● Set task
Write out, word for word, every line from the first one through the line that holds "(oneS) at (69,152)", and nothing else; skip the pictures.

----------

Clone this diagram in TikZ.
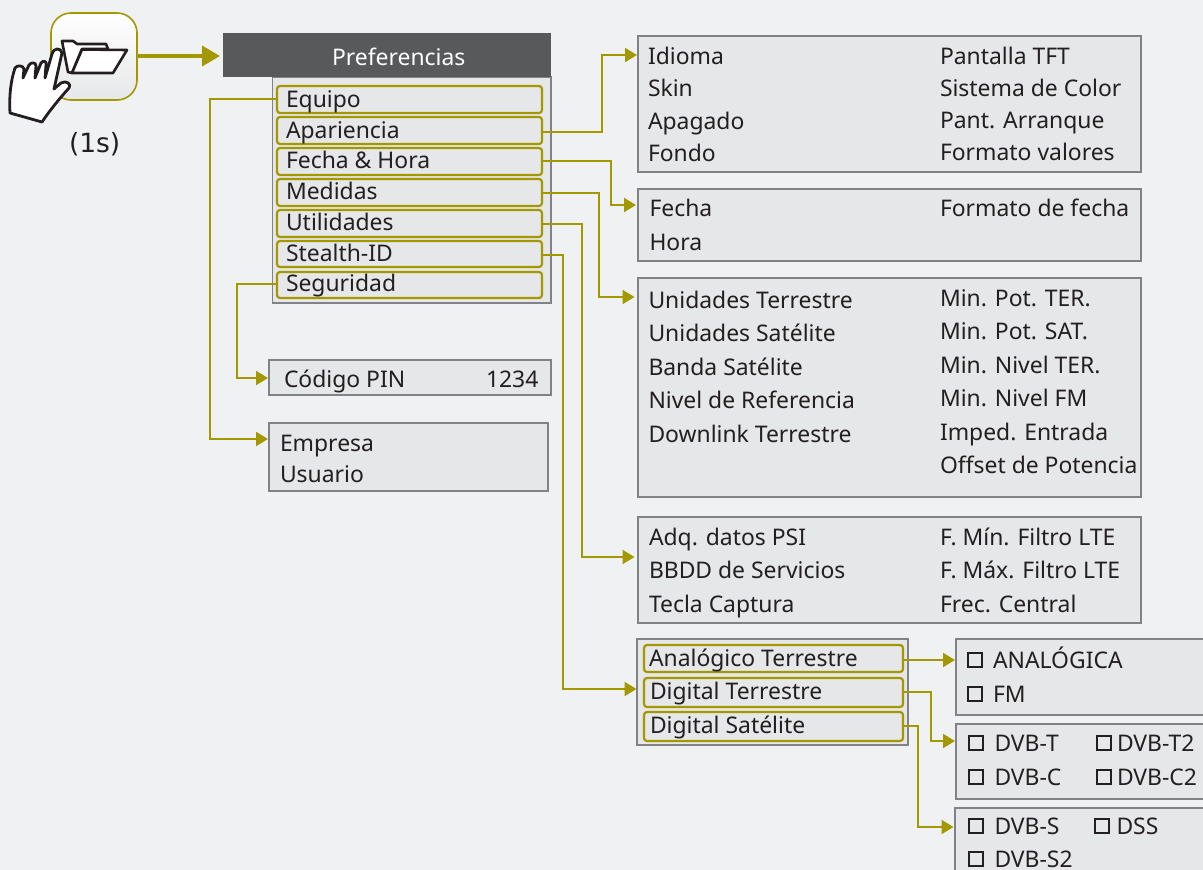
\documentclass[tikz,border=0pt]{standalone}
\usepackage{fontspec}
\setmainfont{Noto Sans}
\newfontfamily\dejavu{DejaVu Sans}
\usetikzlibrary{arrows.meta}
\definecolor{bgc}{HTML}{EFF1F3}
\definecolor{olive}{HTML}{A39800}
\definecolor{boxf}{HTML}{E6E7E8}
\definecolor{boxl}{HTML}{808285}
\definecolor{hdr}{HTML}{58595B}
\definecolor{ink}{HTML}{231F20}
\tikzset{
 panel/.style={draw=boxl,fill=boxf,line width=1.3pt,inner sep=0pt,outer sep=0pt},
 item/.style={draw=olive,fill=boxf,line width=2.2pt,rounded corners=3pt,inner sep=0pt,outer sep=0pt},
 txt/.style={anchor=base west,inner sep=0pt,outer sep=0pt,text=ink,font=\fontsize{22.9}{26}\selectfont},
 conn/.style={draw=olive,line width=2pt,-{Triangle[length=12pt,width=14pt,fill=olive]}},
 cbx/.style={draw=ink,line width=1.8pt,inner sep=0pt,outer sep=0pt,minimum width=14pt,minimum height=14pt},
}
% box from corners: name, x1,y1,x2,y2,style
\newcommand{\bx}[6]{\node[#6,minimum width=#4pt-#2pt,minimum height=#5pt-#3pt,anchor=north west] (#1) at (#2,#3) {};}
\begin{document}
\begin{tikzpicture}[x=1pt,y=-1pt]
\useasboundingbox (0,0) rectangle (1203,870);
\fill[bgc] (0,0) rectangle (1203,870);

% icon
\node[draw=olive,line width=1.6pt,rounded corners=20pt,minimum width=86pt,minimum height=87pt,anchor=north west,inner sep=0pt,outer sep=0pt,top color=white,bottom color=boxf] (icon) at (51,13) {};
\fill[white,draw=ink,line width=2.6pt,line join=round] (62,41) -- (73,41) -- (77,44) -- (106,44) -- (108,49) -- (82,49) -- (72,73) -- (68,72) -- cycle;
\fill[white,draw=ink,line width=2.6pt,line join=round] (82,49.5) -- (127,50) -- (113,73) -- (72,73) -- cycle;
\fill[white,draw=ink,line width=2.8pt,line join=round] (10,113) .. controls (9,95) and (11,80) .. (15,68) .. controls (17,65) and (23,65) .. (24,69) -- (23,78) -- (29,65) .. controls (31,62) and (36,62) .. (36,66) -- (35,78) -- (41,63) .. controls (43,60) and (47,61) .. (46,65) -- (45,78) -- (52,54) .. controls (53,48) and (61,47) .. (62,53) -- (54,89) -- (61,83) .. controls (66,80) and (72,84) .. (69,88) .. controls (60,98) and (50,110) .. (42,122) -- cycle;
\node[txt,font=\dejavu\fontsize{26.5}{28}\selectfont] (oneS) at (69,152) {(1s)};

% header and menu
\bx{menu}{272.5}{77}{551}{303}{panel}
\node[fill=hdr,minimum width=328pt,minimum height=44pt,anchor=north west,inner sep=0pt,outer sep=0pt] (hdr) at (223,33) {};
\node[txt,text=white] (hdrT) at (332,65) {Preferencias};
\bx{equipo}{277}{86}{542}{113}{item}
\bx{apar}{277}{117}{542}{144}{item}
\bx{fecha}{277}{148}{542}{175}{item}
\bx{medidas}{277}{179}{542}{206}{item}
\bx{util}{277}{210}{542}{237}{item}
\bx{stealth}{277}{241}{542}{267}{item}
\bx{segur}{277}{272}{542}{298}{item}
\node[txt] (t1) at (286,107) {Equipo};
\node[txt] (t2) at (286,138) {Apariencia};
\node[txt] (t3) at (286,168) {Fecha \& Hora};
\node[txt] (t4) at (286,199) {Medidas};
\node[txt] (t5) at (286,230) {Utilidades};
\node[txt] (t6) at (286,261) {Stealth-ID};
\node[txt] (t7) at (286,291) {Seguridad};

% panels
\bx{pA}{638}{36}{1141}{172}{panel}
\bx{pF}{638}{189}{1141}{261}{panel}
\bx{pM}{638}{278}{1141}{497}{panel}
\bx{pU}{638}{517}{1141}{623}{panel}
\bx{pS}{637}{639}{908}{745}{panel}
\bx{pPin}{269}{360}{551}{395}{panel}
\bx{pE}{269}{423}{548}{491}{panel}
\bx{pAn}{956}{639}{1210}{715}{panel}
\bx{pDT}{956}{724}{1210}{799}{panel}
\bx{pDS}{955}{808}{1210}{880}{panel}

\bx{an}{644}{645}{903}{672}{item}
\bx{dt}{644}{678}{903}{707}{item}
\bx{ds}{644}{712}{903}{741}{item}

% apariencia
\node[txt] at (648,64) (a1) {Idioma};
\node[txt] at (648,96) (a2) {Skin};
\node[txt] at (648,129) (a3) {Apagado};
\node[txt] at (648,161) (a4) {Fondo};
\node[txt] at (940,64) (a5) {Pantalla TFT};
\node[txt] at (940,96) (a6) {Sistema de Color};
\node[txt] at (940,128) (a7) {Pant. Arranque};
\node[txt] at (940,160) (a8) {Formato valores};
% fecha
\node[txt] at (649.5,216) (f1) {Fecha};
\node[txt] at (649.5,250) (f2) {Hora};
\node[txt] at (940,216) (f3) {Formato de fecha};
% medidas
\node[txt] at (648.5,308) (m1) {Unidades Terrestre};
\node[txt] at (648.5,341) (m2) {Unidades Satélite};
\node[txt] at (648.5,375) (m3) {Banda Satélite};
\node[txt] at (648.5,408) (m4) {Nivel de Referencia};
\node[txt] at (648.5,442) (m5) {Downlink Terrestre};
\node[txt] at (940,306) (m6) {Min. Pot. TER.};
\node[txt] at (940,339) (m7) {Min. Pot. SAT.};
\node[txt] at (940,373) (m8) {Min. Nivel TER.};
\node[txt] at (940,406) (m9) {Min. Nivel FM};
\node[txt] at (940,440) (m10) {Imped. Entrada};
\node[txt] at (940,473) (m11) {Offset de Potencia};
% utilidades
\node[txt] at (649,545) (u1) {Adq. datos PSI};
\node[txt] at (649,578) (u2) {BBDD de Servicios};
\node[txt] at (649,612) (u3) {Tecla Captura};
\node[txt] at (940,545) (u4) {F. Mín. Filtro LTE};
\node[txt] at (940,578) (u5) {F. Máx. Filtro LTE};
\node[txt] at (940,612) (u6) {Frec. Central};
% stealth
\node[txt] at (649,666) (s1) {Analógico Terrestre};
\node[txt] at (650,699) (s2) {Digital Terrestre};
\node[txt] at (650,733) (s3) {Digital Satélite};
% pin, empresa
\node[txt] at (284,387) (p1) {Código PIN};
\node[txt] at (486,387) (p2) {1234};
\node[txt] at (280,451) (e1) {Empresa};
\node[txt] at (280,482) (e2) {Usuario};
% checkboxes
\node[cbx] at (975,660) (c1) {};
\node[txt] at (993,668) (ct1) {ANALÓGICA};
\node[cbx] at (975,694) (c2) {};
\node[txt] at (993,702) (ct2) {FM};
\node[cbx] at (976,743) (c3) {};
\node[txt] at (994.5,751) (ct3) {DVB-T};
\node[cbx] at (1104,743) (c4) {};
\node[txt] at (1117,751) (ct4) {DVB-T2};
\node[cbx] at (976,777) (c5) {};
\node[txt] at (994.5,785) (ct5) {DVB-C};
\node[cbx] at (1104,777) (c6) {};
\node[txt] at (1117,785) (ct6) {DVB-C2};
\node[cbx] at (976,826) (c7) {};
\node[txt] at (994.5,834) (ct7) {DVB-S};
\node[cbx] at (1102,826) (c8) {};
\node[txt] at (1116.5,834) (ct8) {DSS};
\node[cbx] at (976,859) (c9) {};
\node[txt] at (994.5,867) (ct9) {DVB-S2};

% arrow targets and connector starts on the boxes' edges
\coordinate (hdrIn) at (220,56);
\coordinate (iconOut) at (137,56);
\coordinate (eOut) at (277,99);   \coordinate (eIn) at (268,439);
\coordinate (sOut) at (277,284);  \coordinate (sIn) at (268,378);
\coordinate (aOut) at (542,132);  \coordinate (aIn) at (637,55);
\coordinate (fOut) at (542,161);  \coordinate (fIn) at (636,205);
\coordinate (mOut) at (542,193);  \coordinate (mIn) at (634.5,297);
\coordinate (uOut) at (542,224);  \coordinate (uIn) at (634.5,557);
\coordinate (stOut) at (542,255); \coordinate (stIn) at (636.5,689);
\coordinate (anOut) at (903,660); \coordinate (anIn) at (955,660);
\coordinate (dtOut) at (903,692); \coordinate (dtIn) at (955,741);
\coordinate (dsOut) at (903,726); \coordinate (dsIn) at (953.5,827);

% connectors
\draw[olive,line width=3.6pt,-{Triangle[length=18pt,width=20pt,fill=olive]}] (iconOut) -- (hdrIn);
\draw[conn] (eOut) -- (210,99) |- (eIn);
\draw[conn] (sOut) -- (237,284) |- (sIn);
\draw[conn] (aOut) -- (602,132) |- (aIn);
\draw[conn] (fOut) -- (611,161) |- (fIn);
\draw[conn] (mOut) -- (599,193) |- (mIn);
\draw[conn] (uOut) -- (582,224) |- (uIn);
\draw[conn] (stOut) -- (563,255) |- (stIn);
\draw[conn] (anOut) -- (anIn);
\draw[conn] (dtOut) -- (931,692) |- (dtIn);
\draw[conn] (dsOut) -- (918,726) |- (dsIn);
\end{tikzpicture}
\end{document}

----------

● Full response
Clone this diagram in TikZ.
\documentclass[tikz,border=0pt]{standalone}
\usepackage{fontspec}
\setmainfont{Noto Sans}
\newfontfamily\dejavu{DejaVu Sans}
\usetikzlibrary{arrows.meta}
\definecolor{bgc}{HTML}{EFF1F3}
\definecolor{olive}{HTML}{A39800}
\definecolor{boxf}{HTML}{E6E7E8}
\definecolor{boxl}{HTML}{808285}
\definecolor{hdr}{HTML}{58595B}
\definecolor{ink}{HTML}{231F20}
\tikzset{
 panel/.style={draw=boxl,fill=boxf,line width=1.3pt,inner sep=0pt,outer sep=0pt},
 item/.style={draw=olive,fill=boxf,line width=2.2pt,rounded corners=3pt,inner sep=0pt,outer sep=0pt},
 txt/.style={anchor=base west,inner sep=0pt,outer sep=0pt,text=ink,font=\fontsize{22.9}{26}\selectfont},
 conn/.style={draw=olive,line width=2pt,-{Triangle[length=12pt,width=14pt,fill=olive]}},
 cbx/.style={draw=ink,line width=1.8pt,inner sep=0pt,outer sep=0pt,minimum width=14pt,minimum height=14pt},
}
% box from corners: name, x1,y1,x2,y2,style
\newcommand{\bx}[6]{\node[#6,minimum width=#4pt-#2pt,minimum height=#5pt-#3pt,anchor=north west] (#1) at (#2,#3) {};}
\begin{document}
\begin{tikzpicture}[x=1pt,y=-1pt]
\useasboundingbox (0,0) rectangle (1203,870);
\fill[bgc] (0,0) rectangle (1203,870);

% icon
\node[draw=olive,line width=1.6pt,rounded corners=20pt,minimum width=86pt,minimum height=87pt,anchor=north west,inner sep=0pt,outer sep=0pt,top color=white,bottom color=boxf] (icon) at (51,13) {};
\fill[white,draw=ink,line width=2.6pt,line join=round] (62,41) -- (73,41) -- (77,44) -- (106,44) -- (108,49) -- (82,49) -- (72,73) -- (68,72) -- cycle;
\fill[white,draw=ink,line width=2.6pt,line join=round] (82,49.5) -- (127,50) -- (113,73) -- (72,73) -- cycle;
\fill[white,draw=ink,line width=2.8pt,line join=round] (10,113) .. controls (9,95) and (11,80) .. (15,68) .. controls (17,65) and (23,65) .. (24,69) -- (23,78) -- (29,65) .. controls (31,62) and (36,62) .. (36,66) -- (35,78) -- (41,63) .. controls (43,60) and (47,61) .. (46,65) -- (45,78) -- (52,54) .. controls (53,48) and (61,47) .. (62,53) -- (54,89) -- (61,83) .. controls (66,80) and (72,84) .. (69,88) .. controls (60,98) and (50,110) .. (42,122) -- cycle;
\node[txt,font=\dejavu\fontsize{26.5}{28}\selectfont] (oneS) at (69,152) {(1s)};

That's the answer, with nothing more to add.